Think in layers: deter, delay, detect. Then add a new layer: divert. Your goal is to make the outside-in path slower, louder, and more complicated than any potential payoff.

The 48-hour hardening plan

Use this as a printable checklist for managers and contractors.

Map the outside-in

  • Walk a 30-metre radius. Photograph every ladder, scaffold, swing stage, lift, roof hatch, and propped service door. Treat each like a door.

Contractor controls

  • Require named badges, sign-in logs, and escorted access for trades. No unattended lifts within reach of upper glazing during store hours.

Glazing triage

  • Any glass within lift reach gets a temporary shield (polycarbonate) or a roll-down shutter after hours. Cover transoms and side-lights too.

Noise policy

  • Power-tool sounds at the façade (grinders, cutters) trigger a silent alarm and an immediate staff lockdown drill—no exceptions.

Delivery discipline

  • Ban exterior hoist movements and noisy façade work during opening hours. Stagger deliveries to daylight, staffed windows.

Perimeter eyes

  • Aim at least one camera at the works zone and anchor points. Configure analytics to flag ladder/lift presence out of hours.

End-of-day purge

  • Move high-value trays to TL-rated safes (TL-15/TL-30). Clear counters of lists that show SKU values and intake notes.

Neighbour pact

  • Establish a reciprocal watch with adjacent tenants while scaffolding is up. Share hotline numbers.

Police loop-in

  • Notify your local division when major scaffolds/hoists go up; request added patrol passes at close and open.

Insurance rider

  • Declare construction to your insurer. Add a temporary security rider tied to the above controls.

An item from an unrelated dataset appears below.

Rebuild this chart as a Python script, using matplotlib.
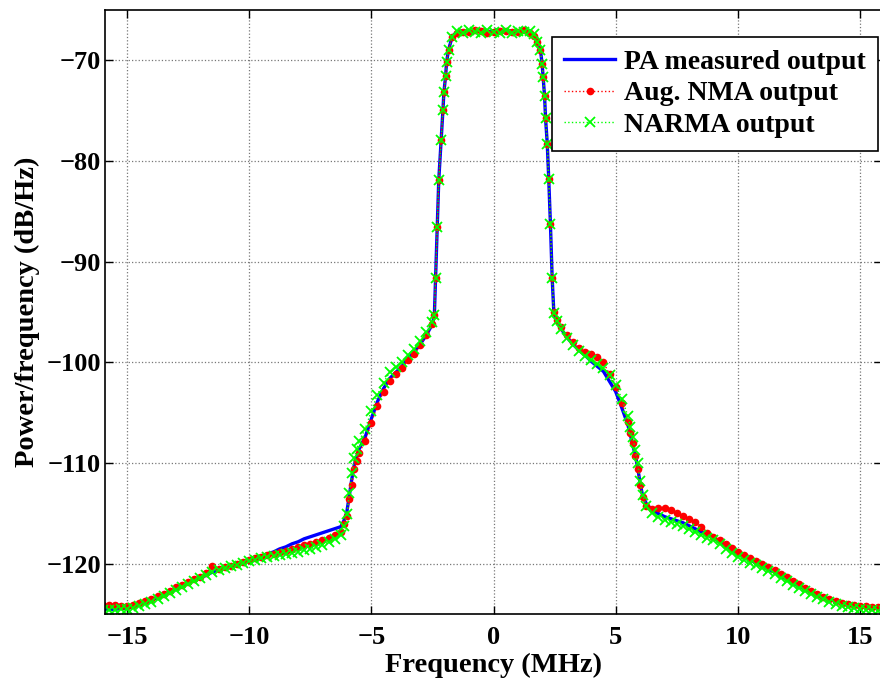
import matplotlib
matplotlib.use("Agg")
import matplotlib.pyplot as plt

plt.rcParams["font.family"] = ["Liberation Serif", "DejaVu Serif"]
plt.rcParams["font.weight"] = "bold"

# frequency points (MHz), split by region
freq_left = [-16, -15.75, -15.5, -15.25, -15, -14.75, -14.5, -14.25, -14, -13.75,
             -13.5, -13.25, -13, -12.75, -12.5, -12.25, -12, -11.75, -11.5, -11.25,
             -11, -10.75, -10.5, -10.25, -10, -9.75, -9.5, -9.25, -9, -8.75,
             -8.5, -8.25, -8, -7.75, -7.5, -7.25, -7, -6.75, -6.5, -6.25,
             -6.1, -6, -5.9, -5.8, -5.7, -5.6, -5.5, -5.25, -5, -4.75,
             -4.5, -4.25, -4, -3.75, -3.5, -3.25, -3, -2.75, -2.5, -2.42]
freq_edge_l = [-2.37, -2.30, -2.24, -2.14, -2.07, -2.03, -1.96, -1.92, -1.84, -1.69]
freq_flat = [-1.5, -1.25, -1, -0.75, -0.5, -0.25, 0, 0.25, 0.5, 0.75, 1, 1.25, 1.5, 1.65]
freq_edge_r = [1.79, 1.92, 1.99, 2.03, 2.09, 2.13, 2.2, 2.26, 2.33, 2.4]
freq_right = [2.47, 2.6, 2.75, 3, 3.25, 3.5, 3.75, 4, 4.25, 4.5,
              4.75, 5, 5.25, 5.5, 5.6, 5.7, 5.8, 5.9, 6, 6.1,
              6.25, 6.5, 6.75, 7, 7.25, 7.5, 7.75, 8, 8.25, 8.5,
              8.75, 9, 9.25, 9.5, 9.75, 10, 10.25, 10.5, 10.75, 11,
              11.25, 11.5, 11.75, 12, 12.25, 12.5, 12.75, 13, 13.25, 13.5,
              13.75, 14, 14.25, 14.5, 14.75, 15, 15.25, 15.5, 15.75, 16]

edge_l = [-91.6, -86.6, -81.9, -77.9, -75.0, -73.2, -71.6, -70.2, -69.0, -67.7]
edge_r = [-68.2, -69.0, -70.4, -71.7, -73.6, -75.8, -78.3, -81.8, -86.3, -91.6]

# PA measured output (dB/Hz)
pa_left = [-124.5, -124.5, -124.5, -124.4, -124.4, -124.2, -124.0, -123.8, -123.6, -123.3,
           -123.1, -122.8, -122.5, -122.2, -121.9, -121.6, -121.4, -121.1, -120.8, -120.6,
           -120.4, -120.2, -120.0, -119.8, -119.6, -119.4, -119.2, -119.0, -118.8, -118.5,
           -118.3, -118.0, -117.8, -117.5, -117.3, -117.1, -116.9, -116.7, -116.5, -116.3,
           -115.6, -114.8, -113.2, -111.6, -110.2, -109.4, -108.6, -107.4, -105.6, -103.9,
           -102.6, -101.6, -101.0, -100.4, -99.6, -99.0, -98.2, -97.3, -96.2, -95.3]
pa_flat = [-67.2, -67.1, -67.3, -67.1, -67.0, -67.2, -67.1, -67.0, -67.2, -67.1, -67.3, -67.1, -67.2, -67.5]
pa_right = [-95.1, -95.9, -96.6, -97.5, -98.2, -98.8, -99.3, -99.9, -100.4, -100.9,
            -101.9, -102.9, -104.5, -106.2, -107.2, -108.2, -109.2, -110.4, -112.0, -113.2,
            -114.0, -114.7, -115.0, -115.3, -115.5, -115.7, -115.9, -116.2, -116.5, -116.8,
            -117.1, -117.4, -117.8, -118.2, -118.6, -119.0, -119.3, -119.6, -119.9, -120.2,
            -120.5, -120.8, -121.2, -121.5, -121.9, -122.2, -122.5, -122.8, -123.1, -123.3,
            -123.5, -123.7, -123.9, -124.0, -124.1, -124.2, -124.3, -124.4, -124.4, -124.5]

# Aug. NMA output
nma_left = [-124.1, -124.1, -124.1, -124.2, -124.2, -124.1, -123.9, -123.7, -123.5, -123.2,
            -123.0, -122.7, -122.3, -122.1, -121.8, -121.5, -121.3, -120.9, -120.2, -120.5,
            -120.3, -120.2, -120.0, -119.8, -119.6, -119.4, -119.3, -119.1, -119.0, -118.8,
            -118.7, -118.5, -118.3, -118.1, -118.0, -117.8, -117.6, -117.4, -117.1, -116.8,
            -116.0, -115.2, -113.6, -112.2, -110.6, -109.8, -109.0, -107.8, -106.0, -104.3,
            -102.9, -101.8, -101.2, -100.6, -99.8, -99.2, -98.3, -97.3, -96.2, -95.3]
nma_flat = [-67.3, -67.2, -67.2, -67.0, -67.1, -67.3, -67.2, -67.1, -67.1, -67.2, -67.2, -67.0, -67.3, -67.6]
nma_right = [-95.0, -95.8, -96.5, -97.3, -98.0, -98.6, -99.0, -99.2, -99.5, -100.0,
             -101.2, -102.4, -104.0, -105.9, -107.0, -108.0, -109.3, -110.6, -112.2, -113.4,
             -114.2, -114.5, -114.4, -114.4, -114.6, -114.9, -115.2, -115.5, -115.8, -116.3,
             -116.9, -117.3, -117.6, -118.0, -118.4, -118.8, -119.1, -119.4, -119.7, -120.0,
             -120.3, -120.6, -121.0, -121.3, -121.7, -122.0, -122.4, -122.7, -123.0, -123.3,
             -123.5, -123.7, -123.9, -124.0, -124.1, -124.2, -124.2, -124.3, -124.3, -124.3]

# NARMA output
narma_left = [-124.6, -124.6, -124.6, -124.5, -124.5, -124.4, -124.2, -124.0, -123.8, -123.5,
              -123.2, -122.9, -122.6, -122.3, -122.0, -121.7, -121.4, -121.1, -120.8, -120.6,
              -120.4, -120.2, -120.1, -119.9, -119.7, -119.6, -119.4, -119.3, -119.2, -119.1,
              -119.0, -118.9, -118.8, -118.6, -118.5, -118.3, -118.1, -117.8, -117.5, -117.1,
              -116.2, -115.0, -113.0, -111.0, -109.5, -108.6, -107.8, -106.6, -104.8, -103.2,
              -102.0, -101.0, -100.5, -100.0, -99.3, -98.7, -97.9, -97.0, -96.0, -95.3]
narma_flat = [-67.1, -67.3, -67.0, -67.2, -67.3, -67.0, -67.2, -67.3, -67.0, -67.3, -67.1, -67.2, -67.1, -67.4]
narma_right = [-95.1, -95.9, -96.7, -97.6, -98.3, -98.9, -99.4, -99.8, -100.2, -100.6,
               -101.3, -102.2, -103.6, -105.3, -106.4, -107.4, -108.7, -110.0, -111.8, -113.2,
               -114.2, -114.9, -115.3, -115.6, -115.8, -116.0, -116.2, -116.5, -116.8, -117.1,
               -117.4, -117.6, -118.0, -118.5, -118.9, -119.3, -119.6, -119.9, -120.1, -120.4,
               -120.7, -121.0, -121.4, -121.7, -122.1, -122.4, -122.7, -123.0, -123.3, -123.5,
               -123.8, -124.0, -124.2, -124.3, -124.4, -124.5, -124.6, -124.6, -124.7, -124.7]

freq = freq_left + freq_edge_l + freq_flat + freq_edge_r + freq_right
pa = pa_left + edge_l + pa_flat + edge_r + pa_right
nma = nma_left + edge_l + nma_flat + edge_r + nma_right
narma = narma_left + edge_l + narma_flat + edge_r + narma_right

fig = plt.figure(figsize=(8.8, 6.79), dpi=100)
ax = fig.add_axes([0.1193, 0.0951, 0.883, 0.8909])

ax.plot(freq, pa, color="#0000ff", linewidth=2.4, label="PA measured output")
ax.plot(freq, nma, color="#ff0000", linestyle=":", linewidth=1, marker="o",
        markersize=5.5, markeredgewidth=0, label="Aug. NMA output")
ax.plot(freq, narma, color="#00ff00", linestyle=":", linewidth=1, marker="x",
        markersize=7, markeredgewidth=1.3, label="NARMA output")

ax.set_xlim(-15.9, 15.9)
ax.set_ylim(-125, -65)
ax.set_xticks([-15, -10, -5, 0, 5, 10, 15])
ax.set_yticks([-120, -110, -100, -90, -80, -70])
ax.tick_params(direction="in", top=True, right=True, labelsize=19, length=6, width=1)
ax.tick_params(axis="x", pad=8)
ax.tick_params(axis="y", pad=3)
ax.grid(True, linestyle=":", color="#777777", linewidth=0.9)
for s in ax.spines.values():
    s.set_linewidth(1.2)

ax.set_xlabel("Frequency (MHz)", fontsize=20.5, fontweight="bold")
ax.set_ylabel("Power/frequency (dB/Hz)", fontsize=20.5, fontweight="bold")
ax.xaxis.set_label_coords(0.5, -0.064)
ax.yaxis.set_label_coords(-0.083, 0.5)

leg = ax.legend(loc="upper right", bbox_to_anchor=(878 / 880, 1 - 37 / 679),
                bbox_transform=fig.transFigure, fontsize=20, fancybox=False,
                framealpha=1, edgecolor="black", borderaxespad=0, handlelength=1.85,
                handletextpad=0.3, borderpad=0.45, labelspacing=0.22)
leg.get_frame().set_linewidth(1.2)
for t in leg.get_texts():
    t.set_fontweight("bold")

plt.savefig("out.png", dpi=100)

How stolen jewels re-enter the market—and how to intercept them

Unlike famous paintings, historic jewels can be disassembled. Stones are lifted from mounts, potentially recut to alter facet “fingerprints,” and fed into the market as innocuous singles or pairs.

Buying-desk interception toolkit

  • High-res macro + dimensional checks: Look for stress/wrench marks on vintage mountings; verify matched pairs by weight and millimetre parity.
  • Instrument screening: Where practical, use Raman/PL (photoluminescence) or comparable spectroscopy to characterise stones and flag inconsistencies with the stated provenance.
  • Provenance services for emeralds and other coloured stones: If a parcel claims mine-specific origin, ask for corresponding proof (e.g., sealed documents or traceability markers) and verify.
  • Laser inscriptions are not definitive: They can be abraded or faked. Always corroborate inscriptions with instrument reads and paperwork.
  • Soft signs of a hot item: Unusual haste, inconsistent storytelling, fresh tool marks on “period” mounts, and convenient claims of “estate with no papers.”

If you suspect a match
Stop the transaction, photograph the item, secure it, and contact local police. Do not publicise prematurely; you may drive the item underground.


From royal vaults to retail showcases: the pattern

The Paris heist follows a familiar European pattern: rapid exterior access, smash-and-grab of court jewels, and subsequent stone-level monetisation. For retailers, the lesson isn’t to fear every antique—it’s to tighten intake protocols and elevate scrutiny on high-value historic pieces, especially when their descriptions rhyme with recent headline sets.


Staff training script (60 seconds to brief)

“Team, while façade work is underway, the building exterior is part of our store. If you see a ladder or lift within reach of glass, or hear power tools on the street-side, treat it as an immediate security event. Call the code word, lock showcases, move to positions, and notify management. Do not assume contractors have cleared their work with us—verify. At close, check the works zone first, then safes.”